Monday, February 13, 2012

Internal or External Candidates

I get to hire 3 additional quality technicians to deal with increased business and the future growth our new building will allow.  How do I make sure I hire the right people? 

A big question is how to weigh the internal candidates against the external applicants.

We have a handful of production operators that have applied.  They bring knowledge of our product and of many of the functions that they would be performing on the floor.  They also bring loyalty to their friends on the plant floor creating a difficult situation when products and processes are nonconforming.

The external candidates bring their own ideas, and new perspectives to our team.  They typically require a longer training period.  It can also be more difficult to gauge whether an external candidate will mesh well with the team.

It looks like we will split the openings using two to promote internal candidates and one for an external candidate.  We view the chance to reward high performing internal as an excellent tool to show our hourly employees there are upward moving paths for them, something we have historically been bad at.

I'm looking forward to the challenge of adding 60% to my team over the next 2 months.  I'll be reporting back how the new team members are performing and  how well we are able to stick to the training plan.


  1. 60% growth to your team is excellent.
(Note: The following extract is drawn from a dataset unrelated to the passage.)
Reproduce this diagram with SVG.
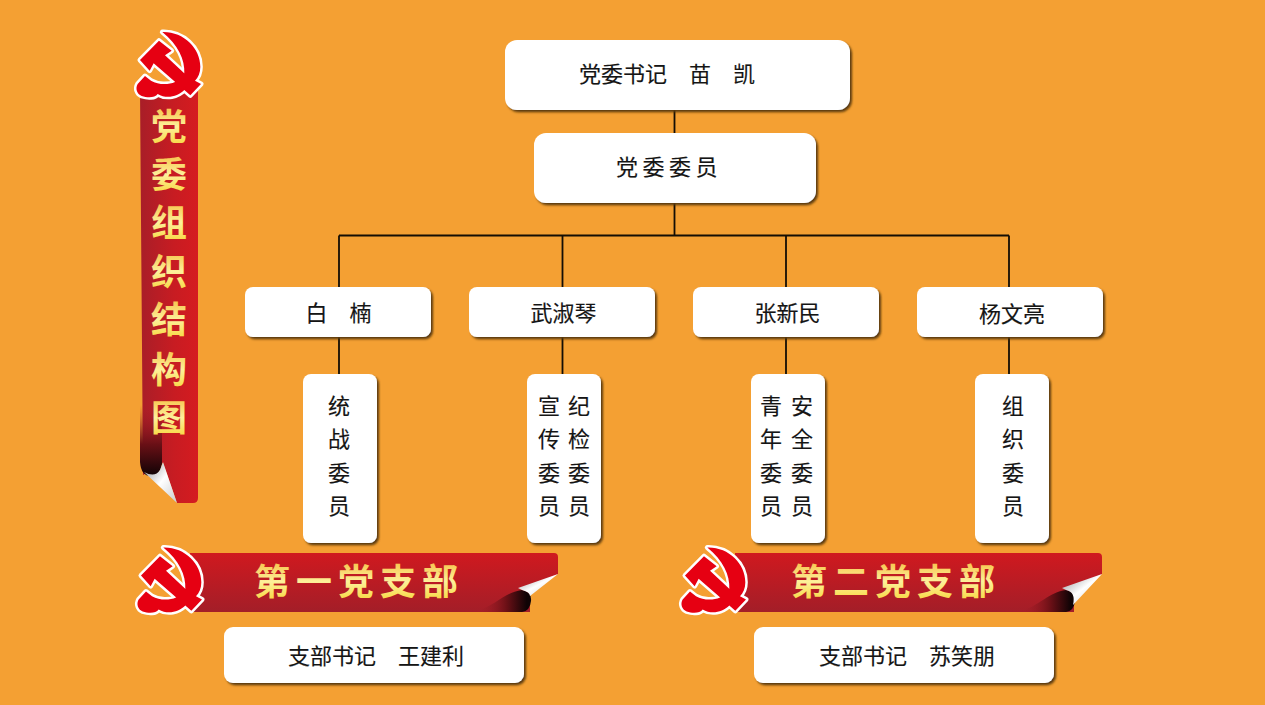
<svg xmlns="http://www.w3.org/2000/svg" width="1265" height="705" viewBox="0 0 1265 705">
<style>
.box{fill:#fff;filter:url(#sh)}
.t{font-family:"Noto Sans CJK SC","Noto Sans",sans-serif;font-size:22px;fill:#151515;text-anchor:middle;stroke:#151515;stroke-width:.15}
.g{font-family:"Noto Sans CJK SC","Noto Sans",sans-serif;font-weight:700;font-size:36px;text-anchor:middle;fill:url(#gv)}
.line{stroke:#140e05;stroke-width:1.8;fill:none}
</style>
<defs>
<filter id="sh" x="-10%" y="-10%" width="120%" height="125%"><feDropShadow dx="2" dy="2.2" stdDeviation="0.9" flood-color="#5b3b0c"/></filter>
<linearGradient id="gv" x1="0" y1="0" x2="0" y2="1"><stop offset=".1" stop-color="#f5bb3c"/><stop offset=".55" stop-color="#fdf09a"/><stop offset=".9" stop-color="#f8d845"/></linearGradient>
<linearGradient id="rv" x1="0" y1="0" x2="1" y2="0"><stop offset="0" stop-color="#a81e28"/><stop offset=".6" stop-color="#c81c22"/><stop offset="1" stop-color="#d51b20"/></linearGradient>
<linearGradient id="rh" x1="0" y1="0" x2="0" y2="1"><stop offset="0" stop-color="#d0191f"/><stop offset="1" stop-color="#a31e28"/></linearGradient>
<linearGradient id="cv" x1="0" y1="0" x2="0" y2="1"><stop offset="0" stop-color="#a81e28" stop-opacity="0"/><stop offset=".55" stop-color="#6a1016"/><stop offset="1" stop-color="#0f0305"/></linearGradient>
<linearGradient id="ch" x1="0" y1="0" x2="1" y2="0"><stop offset="0" stop-color="#a81e28" stop-opacity="0"/><stop offset=".55" stop-color="#6a1016"/><stop offset=".92" stop-color="#0f0305"/></linearGradient>
<linearGradient id="sil" x1="0" y1="0" x2="1" y2="1"><stop offset="0" stop-color="#8d9094"/><stop offset=".5" stop-color="#ffffff"/><stop offset="1" stop-color="#c9ccd0"/></linearGradient>
<path id="sk" d="M112 36C175 34 226 84 226 140C226 158 220 172 210 182L228 192L196 226L178 210C158 230 125 238 98 222C90 234 68 234 50 228C36 222 30 206 38 192L60 168L78 182C100 195 130 195 150 186L178 160C180 120 160 75 112 36Z"/>
<path id="hm" d="M45 120L102 62L140 92L120 106L205 185L175 207L86 130L74 152Z"/>
<g id="emblem" transform="scale(.3333)">
<g fill="#fff" stroke="#fff" stroke-width="15" stroke-linejoin="round"><use href="#sk"/><use href="#hm"/></g>
<g fill="#e60012"><use href="#sk"/><use href="#hm"/></g>
</g>
</defs>
<rect width="1265" height="705" fill="#f4a033"/>
<g id="connectors" class="line">
<path d="M674.5 110V133M674.5 203V235.5M339 235.5H1009M339 235.5V287M562.500 235.5V287M786 235.5V287M1009 235.5V287M339 337V374M562.500 337V374M786 337V374M1009 337V374"/>
</g>
<g id="ribbon-main">
<path d="M140 90H198V498Q198 503 193 503H177L163 463L143 475Z" fill="url(#rv)"/>
<path d="M140 405H162V464Q160 476 151 476Q141 476 140 462Z" fill="url(#cv)"/>
<path d="M163 462L177 503L144 472Q155 478 160 470Z" fill="url(#sil)"/>
<use href="#emblem" transform="translate(125 20)"/>
<text class="g" x="169" y="140">党</text><text class="g" x="169" y="188">委</text><text class="g" x="169" y="236">组</text><text class="g" x="169" y="285">织</text><text class="g" x="169" y="333">结</text><text class="g" x="169" y="383">构</text><text class="g" x="169" y="431">图</text>
</g>
<g id="n-secretary"><rect class="box" x="505" y="40" width="345" height="70" rx="12"/><text class="t" x="667" y="82">党委书记　苗　凯</text></g>
<g id="n-committee"><rect class="box" x="534" y="133" width="282" height="70" rx="12"/><text class="t" x="669" y="175" letter-spacing="4.5">党委委员</text></g>
<g id="n-bai"><rect class="box" x="245" y="287" width="186" height="50" rx="8"/><text class="t" x="338.500" y="321">白　楠</text></g>
<g id="n-wu"><rect class="box" x="469" y="287" width="186" height="50" rx="8"/><text class="t" x="563.500" y="321">武淑琴</text></g>
<g id="n-zhang"><rect class="box" x="693" y="287" width="186" height="50" rx="8"/><text class="t" x="787.500" y="321">张新民</text></g>
<g id="n-yang"><rect class="box" x="917" y="287" width="186" height="50" rx="8"/><text class="t" x="1012" y="322">杨文亮</text></g>
<g id="n-d1"><rect class="box" x="303" y="374" width="74" height="169" rx="8"/><text class="t"><tspan x="339" y="414">统</tspan><tspan x="339" y="447">战</tspan><tspan x="339" y="481">委</tspan><tspan x="339" y="514">员</tspan></text></g>
<g id="n-d2"><rect class="box" x="527" y="374" width="74" height="169" rx="8"/><text class="t"><tspan x="549" y="414">宣</tspan><tspan x="549" y="447">传</tspan><tspan x="549" y="481">委</tspan><tspan x="549" y="514">员</tspan><tspan x="579" y="414">纪</tspan><tspan x="579" y="447">检</tspan><tspan x="579" y="481">委</tspan><tspan x="579" y="514">员</tspan></text></g>
<g id="n-d3"><rect class="box" x="751" y="374" width="74" height="169" rx="8"/><text class="t"><tspan x="771" y="414">青</tspan><tspan x="771" y="447">年</tspan><tspan x="771" y="481">委</tspan><tspan x="771" y="514">员</tspan><tspan x="802" y="414">安</tspan><tspan x="802" y="447">全</tspan><tspan x="802" y="481">委</tspan><tspan x="802" y="514">员</tspan></text></g>
<g id="n-d4"><rect class="box" x="975" y="374" width="74" height="169" rx="8"/><text class="t"><tspan x="1013" y="414">组</tspan><tspan x="1013" y="447">织</tspan><tspan x="1013" y="481">委</tspan><tspan x="1013" y="514">员</tspan></text></g>
<g id="banner-1">
<path d="M190 553H554Q558 553 558 557V574L530 590V612H190Z" fill="url(#rh)"/>
<path d="M477 611C495 606 505 592 522 590Q532 592 531 601Q530 611 522 612H477Z" fill="url(#ch)"/>
<path d="M518 588L558 574L530 596Q530 592 522 590Z" fill="url(#sil)"/>
<use href="#emblem" transform="translate(126 535.500)"/>
<text class="g" x="359" y="595" letter-spacing="6">第一党支部</text>
</g>
<g id="banner-2">
<path d="M735 553H1098Q1102 553 1102 557V574L1074 590V612H735Z" fill="url(#rh)"/>
<path d="M1021 611C1039 606 1049 592 1066 590Q1076 592 1075 601Q1074 611 1066 612H1021Z" fill="url(#ch)"/>
<path d="M1062 588L1102 574L1073 605Q1076 592 1066 590Z" fill="url(#sil)"/>
<use href="#emblem" transform="translate(670 535.500)"/>
<text class="g" x="896" y="595" letter-spacing="6">第二党支部</text>
</g>
<g id="n-s1"><rect class="box" x="224" y="627" width="300" height="56" rx="9"/><text class="t" x="376" y="664">支部书记　王建利</text></g>
<g id="n-s2"><rect class="box" x="754" y="627" width="300" height="56" rx="9"/><text class="t" x="907" y="664">支部书记　苏笑朋</text></g>
</svg>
Should be an interesting challenge though.
    It is definately a good idea to promote from within as long as you have the talent to pull from and it shows the other employees that there is growth potential within the company. Tropicana was very bad at that and had a negative effect on employee morale.

  2. One of our toughest jobs as managers is hiring the right people for that employee/job fit and organizational fit. Hire hard, Manage easy.

  3. Good luck with the hiring process Patrick. I'm with Dr. Kirk on this one, you want to make sure you get "the right people on the bus" (Good to Great, J. Collins).

    It is, however, not to say you should always grab the person with most experience. It may often be more beneficial to hire a less experienced person that has the ability to grow into the role.